WHAT NEEDS TO BE DONE:
All of the lines below are to be printed again exactly; images are excluded from the output.

########

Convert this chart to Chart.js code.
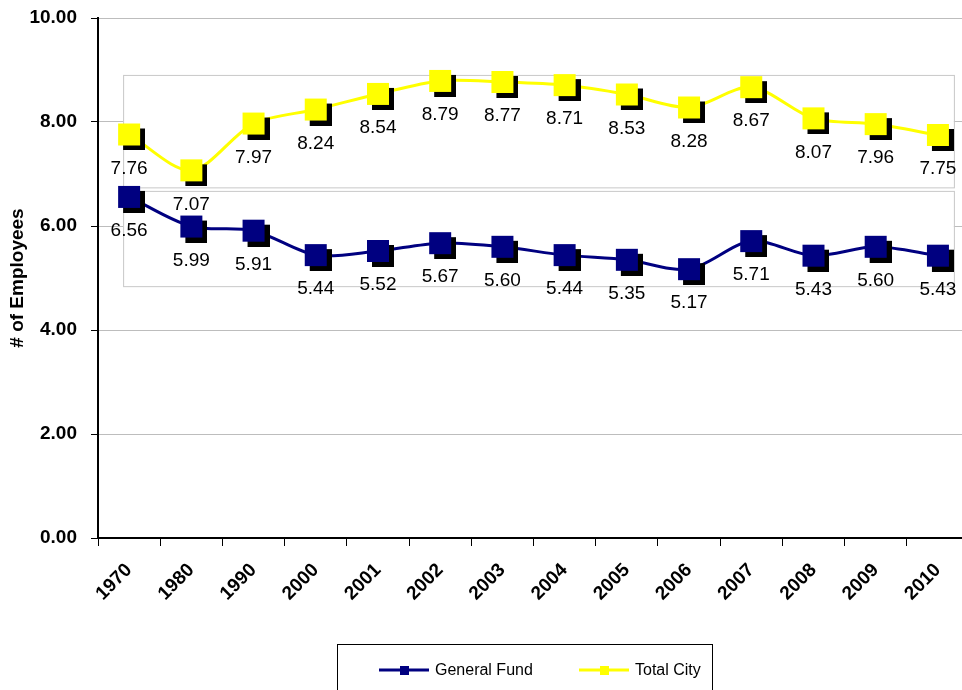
<!DOCTYPE html>
<html>
<head>
<meta charset="utf-8">
<script src="https://cdn.jsdelivr.net/npm/chart.js@4.4.1/dist/chart.umd.min.js"></script>
<style>
  html, body { margin: 0; padding: 0; background: #fff; overflow: hidden; }
  #wrap { width: 972px; height: 690px; }
</style>
</head>
<body>
<div id="wrap"><canvas id="chart" width="972" height="690"></canvas></div>
<script>
  // data
  const years = ['1970', '1980', '1990', '2000', '2001', '2002', '2003', '2004', '2005', '2006', '2007', '2008', '2009', '2010'];
  const generalFund = [6.56, 5.99, 5.91, 5.44, 5.52, 5.67, 5.60, 5.44, 5.35, 5.17, 5.71, 5.43, 5.60, 5.43];
  const totalCity = [7.76, 7.07, 7.97, 8.24, 8.54, 8.79, 8.77, 8.71, 8.53, 8.28, 8.67, 8.07, 7.96, 7.75];
  const yTicks = [0, 2, 4, 6, 8, 10];

  const FONT = '"Liberation Sans", Arial, sans-serif';
  const NAVY = '#000080';
  const YELLOW = '#ffff00';

  // square marker with a black drop shadow
  function marker(color) {
    const s = 22, off = 5;
    const c = document.createElement('canvas');
    c.width = c.height = s + off * 2;
    const g = c.getContext('2d');
    g.fillStyle = '#000';
    g.fillRect(off * 2, off * 2, s, s);
    g.fillStyle = color;
    g.fillRect(off, off, s, s);
    return c;
  }

  // white framed band behind each series
  const bands = {
    id: 'bands',
    beforeDatasetsDraw(chart) {
      const ctx = chart.ctx;
      chart.data.datasets.forEach((ds, i) => {
        const pts = chart.getDatasetMeta(i).data;
        const y = chart.scales.y;
        const top = y.getPixelForValue(Math.max(...ds.data)) - 6;
        const bottom = y.getPixelForValue(Math.min(...ds.data)) + 17;
        const left = pts[0].x - 6;
        const right = pts[pts.length - 1].x + 16;
        ctx.save();
        ctx.fillStyle = '#fff';
        ctx.fillRect(left, top, right - left, bottom - top);
        ctx.strokeStyle = '#c8c8c8';
        ctx.lineWidth = 1;
        ctx.strokeRect(left + 0.5, top + 0.5, right - left, bottom - top);
        ctx.restore();
      });
    }
  };

  const valueLabels = {
    id: 'valueLabels',
    afterDatasetsDraw(chart) {
      const ctx = chart.ctx;
      ctx.save();
      ctx.font = '19px ' + FONT;
      ctx.fillStyle = '#000';
      ctx.textAlign = 'center';
      ctx.textBaseline = 'middle';
      chart.data.datasets.forEach((ds, i) => {
        chart.getDatasetMeta(i).data.forEach((p, j) => {
          ctx.fillText(ds.data[j].toFixed(2), p.x, p.y + 34);
        });
      });
      ctx.restore();
    }
  };

  // boxed legend under the chart
  const boxLegend = {
    id: 'boxLegend',
    afterDraw(chart) {
      const ctx = chart.ctx;
      ctx.save();
      ctx.strokeStyle = '#000';
      ctx.lineWidth = 1;
      ctx.strokeRect(337.5, 644.5, 375, 60);
      const cy = 670;
      const items = [{ x: 379, ds: chart.data.datasets[0] }, { x: 579, ds: chart.data.datasets[1] }];
      ctx.font = '16px ' + FONT;
      ctx.textBaseline = 'middle';
      items.forEach(it => {
        ctx.strokeStyle = it.ds.borderColor;
        ctx.lineWidth = 3;
        ctx.beginPath();
        ctx.moveTo(it.x, cy);
        ctx.lineTo(it.x + 50, cy);
        ctx.stroke();
        ctx.fillStyle = it.ds.borderColor;
        ctx.fillRect(it.x + 21, cy - 4, 9, 9);
        ctx.fillStyle = '#000';
        ctx.fillText(it.ds.label, it.x + 56, cy + 1);
      });
      ctx.restore();
    }
  };

  new Chart(document.getElementById('chart'), {
    type: 'line',
    data: {
      labels: years,
      datasets: [
        {
          label: 'General Fund',
          data: generalFund,
          borderColor: NAVY,
          backgroundColor: NAVY,
          borderWidth: 3,
          tension: 0.3,
          pointStyle: marker(NAVY),
          pointRadius: 11
        },
        {
          label: 'Total City',
          data: totalCity,
          borderColor: YELLOW,
          backgroundColor: YELLOW,
          borderWidth: 3,
          tension: 0.3,
          pointStyle: marker(YELLOW),
          pointRadius: 11
        }
      ]
    },
    options: {
      responsive: false,
      animation: false,
      layout: { autoPadding: false, padding: { top: 18, right: 3, left: 0, bottom: 0 } },
      plugins: { legend: { display: false }, tooltip: { enabled: false } },
      scales: {
        x: {
          offset: true,
          afterFit: s => { s.height = 152; s.paddingRight = 0; s.paddingLeft = 0; },
          border: { color: '#000', width: 2 },
          grid: { offset: true, drawOnChartArea: false, tickLength: 8, tickColor: '#000', tickWidth: 1 },
          ticks: {
            font: { family: FONT, size: 19, weight: 'bold' },
            color: '#000',
            minRotation: 45,
            maxRotation: 45,
            padding: 13
          }
        },
        y: {
          min: 0,
          max: 10,
          afterFit: s => { s.width = 98; s.paddingTop = 0; s.paddingBottom = 0; },
          afterBuildTicks: s => { s.ticks = yTicks.map(v => ({ value: v })); },
          border: { color: '#000', width: 2 },
          grid: { color: '#bdbdbd', lineWidth: 1, tickLength: 7, tickColor: '#000' },
          ticks: {
            font: { family: FONT, size: 19, weight: 'bold' },
            color: '#000',
            padding: 14,
            callback: v => Number(v).toFixed(2)
          },
          title: {
            display: true,
            text: '# of Employees',
            font: { family: FONT, size: 19, weight: 'bold' },
            color: '#000',
            padding: { top: 6, bottom: 0 }
          }
        }
      }
    },
    plugins: [bands, valueLabels, boxLegend]
  });
</script>
</body>
</html>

########

REPLY:
Convert this chart to Chart.js code.
<!DOCTYPE html>
<html>
<head>
<meta charset="utf-8">
<script src="https://cdn.jsdelivr.net/npm/chart.js@4.4.1/dist/chart.umd.min.js"></script>
<style>
  html, body { margin: 0; padding: 0; background: #fff; overflow: hidden; }
  #wrap { width: 972px; height: 690px; }
</style>
</head>
<body>
<div id="wrap"><canvas id="chart" width="972" height="690"></canvas></div>
<script>
  // data
  const years = ['1970', '1980', '1990', '2000', '2001', '2002', '2003', '2004', '2005', '2006', '2007', '2008', '2009', '2010'];
  const generalFund = [6.56, 5.99, 5.91, 5.44, 5.52, 5.67, 5.60, 5.44, 5.35, 5.17, 5.71, 5.43, 5.60, 5.43];
  const totalCity = [7.76, 7.07, 7.97, 8.24, 8.54, 8.79, 8.77, 8.71, 8.53, 8.28, 8.67, 8.07, 7.96, 7.75];
  const yTicks = [0, 2, 4, 6, 8, 10];

  const FONT = '"Liberation Sans", Arial, sans-serif';
  const NAVY = '#000080';
  const YELLOW = '#ffff00';

  // square marker with a black drop shadow
  function marker(color) {
    const s = 22, off = 5;
    const c = document.createElement('canvas');
    c.width = c.height = s + off * 2;
    const g = c.getContext('2d');
    g.fillStyle = '#000';
    g.fillRect(off * 2, off * 2, s, s);
    g.fillStyle = color;
    g.fillRect(off, off, s, s);
    return c;
  }

  // white framed band behind each series
  const bands = {
    id: 'bands',
    beforeDatasetsDraw(chart) {
      const ctx = chart.ctx;
      chart.data.datasets.forEach((ds, i) => {
        const pts = chart.getDatasetMeta(i).data;
        const y = chart.scales.y;
        const top = y.getPixelForValue(Math.max(...ds.data)) - 6;
        const bottom = y.getPixelForValue(Math.min(...ds.data)) + 17;
        const left = pts[0].x - 6;
        const right = pts[pts.length - 1].x + 16;
        ctx.save();
        ctx.fillStyle = '#fff';
        ctx.fillRect(left, top, right - left, bottom - top);
        ctx.strokeStyle = '#c8c8c8';
        ctx.lineWidth = 1;
        ctx.strokeRect(left + 0.5, top + 0.5, right - left, bottom - top);
        ctx.restore();
      });
    }
  };

  const valueLabels = {
    id: 'valueLabels',
    afterDatasetsDraw(chart) {
      const ctx = chart.ctx;
      ctx.save();
      ctx.font = '19px ' + FONT;
      ctx.fillStyle = '#000';
      ctx.textAlign = 'center';
      ctx.textBaseline = 'middle';
      chart.data.datasets.forEach((ds, i) => {
        chart.getDatasetMeta(i).data.forEach((p, j) => {
          ctx.fillText(ds.data[j].toFixed(2), p.x, p.y + 34);
        });
      });
      ctx.restore();
    }
  };

  // boxed legend under the chart
  const boxLegend = {
    id: 'boxLegend',
    afterDraw(chart) {
      const ctx = chart.ctx;
      ctx.save();
      ctx.strokeStyle = '#000';
      ctx.lineWidth = 1;
      ctx.strokeRect(337.5, 644.5, 375, 60);
      const cy = 670;
      const items = [{ x: 379, ds: chart.data.datasets[0] }, { x: 579, ds: chart.data.datasets[1] }];
      ctx.font = '16px ' + FONT;
      ctx.textBaseline = 'middle';
      items.forEach(it => {
        ctx.strokeStyle = it.ds.borderColor;
        ctx.lineWidth = 3;
        ctx.beginPath();
        ctx.moveTo(it.x, cy);
        ctx.lineTo(it.x + 50, cy);
        ctx.stroke();
        ctx.fillStyle = it.ds.borderColor;
        ctx.fillRect(it.x + 21, cy - 4, 9, 9);
        ctx.fillStyle = '#000';
        ctx.fillText(it.ds.label, it.x + 56, cy + 1);
      });
      ctx.restore();
    }
  };

  new Chart(document.getElementById('chart'), {
    type: 'line',
    data: {
      labels: years,
      datasets: [
        {
          label: 'General Fund',
          data: generalFund,
          borderColor: NAVY,
          backgroundColor: NAVY,
          borderWidth: 3,
          tension: 0.3,
          pointStyle: marker(NAVY),
          pointRadius: 11
        },
        {
          label: 'Total City',
          data: totalCity,
          borderColor: YELLOW,
          backgroundColor: YELLOW,
          borderWidth: 3,
          tension: 0.3,
          pointStyle: marker(YELLOW),
          pointRadius: 11
        }
      ]
    },
    options: {
      responsive: false,
      animation: false,
      layout: { autoPadding: false, padding: { top: 18, right: 3, left: 0, bottom: 0 } },
      plugins: { legend: { display: false }, tooltip: { enabled: false } },
      scales: {
        x: {
          offset: true,
          afterFit: s => { s.height = 152; s.paddingRight = 0; s.paddingLeft = 0; },
          border: { color: '#000', width: 2 },
          grid: { offset: true, drawOnChartArea: false, tickLength: 8, tickColor: '#000', tickWidth: 1 },
          ticks: {
            font: { family: FONT, size: 19, weight: 'bold' },
            color: '#000',
            minRotation: 45,
            maxRotation: 45,
            padding: 13
          }
        },
        y: {
          min: 0,
          max: 10,
          afterFit: s => { s.width = 98; s.paddingTop = 0; s.paddingBottom = 0; },
          afterBuildTicks: s => { s.ticks = yTicks.map(v => ({ value: v })); },
          border: { color: '#000', width: 2 },
          grid: { color: '#bdbdbd', lineWidth: 1, tickLength: 7, tickColor: '#000' },
          ticks: {
            font: { family: FONT, size: 19, weight: 'bold' },
            color: '#000',
            padding: 14,
            callback: v => Number(v).toFixed(2)
          },
          title: {
            display: true,
            text: '# of Employees',
            font: { family: FONT, size: 19, weight: 'bold' },
            color: '#000',
            padding: { top: 6, bottom: 0 }
          }
        }
      }
    },
    plugins: [bands, valueLabels, boxLegend]
  });
</script>
</body>
</html>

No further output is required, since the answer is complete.